---------- Recorded data ----------

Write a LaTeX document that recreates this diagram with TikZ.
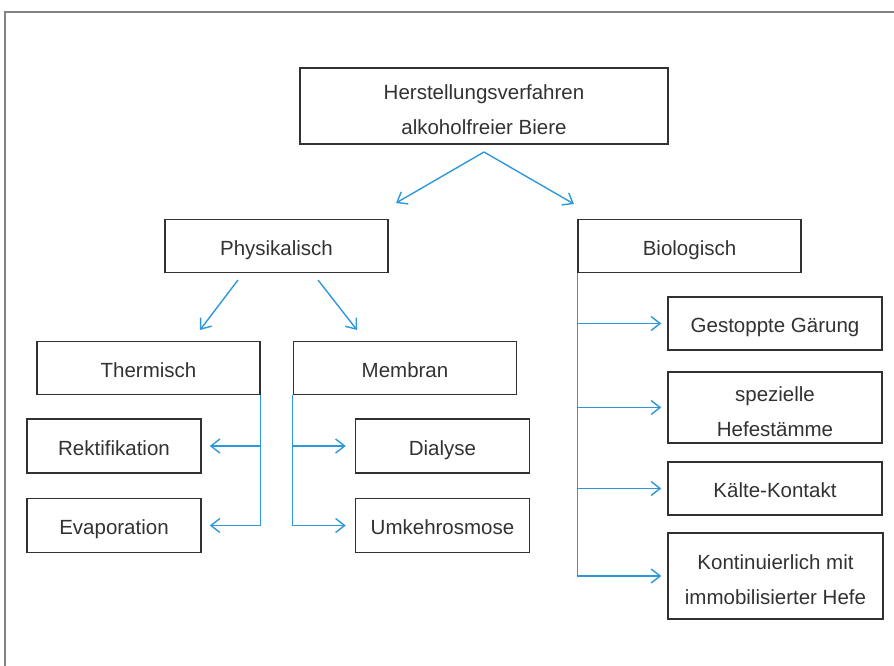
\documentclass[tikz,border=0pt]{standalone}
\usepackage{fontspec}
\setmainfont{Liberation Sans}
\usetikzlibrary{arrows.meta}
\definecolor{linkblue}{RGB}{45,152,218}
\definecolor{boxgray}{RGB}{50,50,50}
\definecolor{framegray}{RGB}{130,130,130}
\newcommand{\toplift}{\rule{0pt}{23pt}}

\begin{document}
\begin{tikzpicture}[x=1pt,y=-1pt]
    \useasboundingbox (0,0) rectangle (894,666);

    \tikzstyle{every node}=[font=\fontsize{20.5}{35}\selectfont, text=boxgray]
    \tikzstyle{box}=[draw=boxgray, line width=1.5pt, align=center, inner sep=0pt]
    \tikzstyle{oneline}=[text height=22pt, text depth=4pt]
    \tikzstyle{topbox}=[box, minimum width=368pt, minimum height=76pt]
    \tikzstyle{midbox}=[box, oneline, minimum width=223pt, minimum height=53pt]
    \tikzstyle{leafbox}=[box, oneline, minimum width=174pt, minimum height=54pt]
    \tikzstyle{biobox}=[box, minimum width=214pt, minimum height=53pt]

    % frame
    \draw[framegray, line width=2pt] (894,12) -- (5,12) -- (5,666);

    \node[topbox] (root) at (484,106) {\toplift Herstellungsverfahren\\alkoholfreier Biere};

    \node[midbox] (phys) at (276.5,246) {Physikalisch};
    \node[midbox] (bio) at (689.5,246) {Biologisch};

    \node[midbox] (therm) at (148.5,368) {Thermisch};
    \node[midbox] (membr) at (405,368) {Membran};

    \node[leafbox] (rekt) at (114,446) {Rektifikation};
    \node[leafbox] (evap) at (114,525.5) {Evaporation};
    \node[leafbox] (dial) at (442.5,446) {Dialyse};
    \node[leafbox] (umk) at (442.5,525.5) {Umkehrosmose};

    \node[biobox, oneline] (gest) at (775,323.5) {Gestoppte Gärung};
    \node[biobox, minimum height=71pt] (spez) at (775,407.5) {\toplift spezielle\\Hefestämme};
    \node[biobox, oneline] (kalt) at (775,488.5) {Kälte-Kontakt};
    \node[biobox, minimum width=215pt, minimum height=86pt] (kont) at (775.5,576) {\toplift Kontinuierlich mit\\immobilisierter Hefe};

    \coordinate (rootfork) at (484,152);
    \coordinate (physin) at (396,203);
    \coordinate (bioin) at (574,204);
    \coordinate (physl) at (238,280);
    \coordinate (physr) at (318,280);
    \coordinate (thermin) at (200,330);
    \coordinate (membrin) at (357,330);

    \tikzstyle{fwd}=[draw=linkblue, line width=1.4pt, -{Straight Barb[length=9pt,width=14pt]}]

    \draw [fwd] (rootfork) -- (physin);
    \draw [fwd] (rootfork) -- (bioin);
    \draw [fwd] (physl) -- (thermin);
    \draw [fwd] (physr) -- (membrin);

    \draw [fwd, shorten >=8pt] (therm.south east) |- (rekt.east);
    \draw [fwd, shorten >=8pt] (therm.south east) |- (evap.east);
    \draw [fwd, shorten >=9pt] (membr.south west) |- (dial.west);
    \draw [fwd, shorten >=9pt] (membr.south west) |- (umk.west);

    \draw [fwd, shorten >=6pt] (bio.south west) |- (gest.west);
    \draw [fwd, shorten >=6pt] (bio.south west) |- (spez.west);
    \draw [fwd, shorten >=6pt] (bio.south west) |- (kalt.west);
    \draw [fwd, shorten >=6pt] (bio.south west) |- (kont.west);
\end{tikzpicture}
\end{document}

----------

◆ What this task involves: Give back exactly the lines from the first line of the data through the line with "minimum width=215pt, minimum", pictures excluded.

◆ Worked answer:
Write a LaTeX document that recreates this diagram with TikZ.
\documentclass[tikz,border=0pt]{standalone}
\usepackage{fontspec}
\setmainfont{Liberation Sans}
\usetikzlibrary{arrows.meta}
\definecolor{linkblue}{RGB}{45,152,218}
\definecolor{boxgray}{RGB}{50,50,50}
\definecolor{framegray}{RGB}{130,130,130}
\newcommand{\toplift}{\rule{0pt}{23pt}}

\begin{document}
\begin{tikzpicture}[x=1pt,y=-1pt]
    \useasboundingbox (0,0) rectangle (894,666);

    \tikzstyle{every node}=[font=\fontsize{20.5}{35}\selectfont, text=boxgray]
    \tikzstyle{box}=[draw=boxgray, line width=1.5pt, align=center, inner sep=0pt]
    \tikzstyle{oneline}=[text height=22pt, text depth=4pt]
    \tikzstyle{topbox}=[box, minimum width=368pt, minimum height=76pt]
    \tikzstyle{midbox}=[box, oneline, minimum width=223pt, minimum height=53pt]
    \tikzstyle{leafbox}=[box, oneline, minimum width=174pt, minimum height=54pt]
    \tikzstyle{biobox}=[box, minimum width=214pt, minimum height=53pt]

    % frame
    \draw[framegray, line width=2pt] (894,12) -- (5,12) -- (5,666);

    \node[topbox] (root) at (484,106) {\toplift Herstellungsverfahren\\alkoholfreier Biere};

    \node[midbox] (phys) at (276.5,246) {Physikalisch};
    \node[midbox] (bio) at (689.5,246) {Biologisch};

    \node[midbox] (therm) at (148.5,368) {Thermisch};
    \node[midbox] (membr) at (405,368) {Membran};

    \node[leafbox] (rekt) at (114,446) {Rektifikation};
    \node[leafbox] (evap) at (114,525.5) {Evaporation};
    \node[leafbox] (dial) at (442.5,446) {Dialyse};
    \node[leafbox] (umk) at (442.5,525.5) {Umkehrosmose};

    \node[biobox, oneline] (gest) at (775,323.5) {Gestoppte Gärung};
    \node[biobox, minimum height=71pt] (spez) at (775,407.5) {\toplift spezielle\\Hefestämme};
    \node[biobox, oneline] (kalt) at (775,488.5) {Kälte-Kontakt};
    \node[biobox, minimum width=215pt, minimum height=86pt] (kont) at (775.5,576) {\toplift Kontinuierlich mit\\immobilisierter Hefe};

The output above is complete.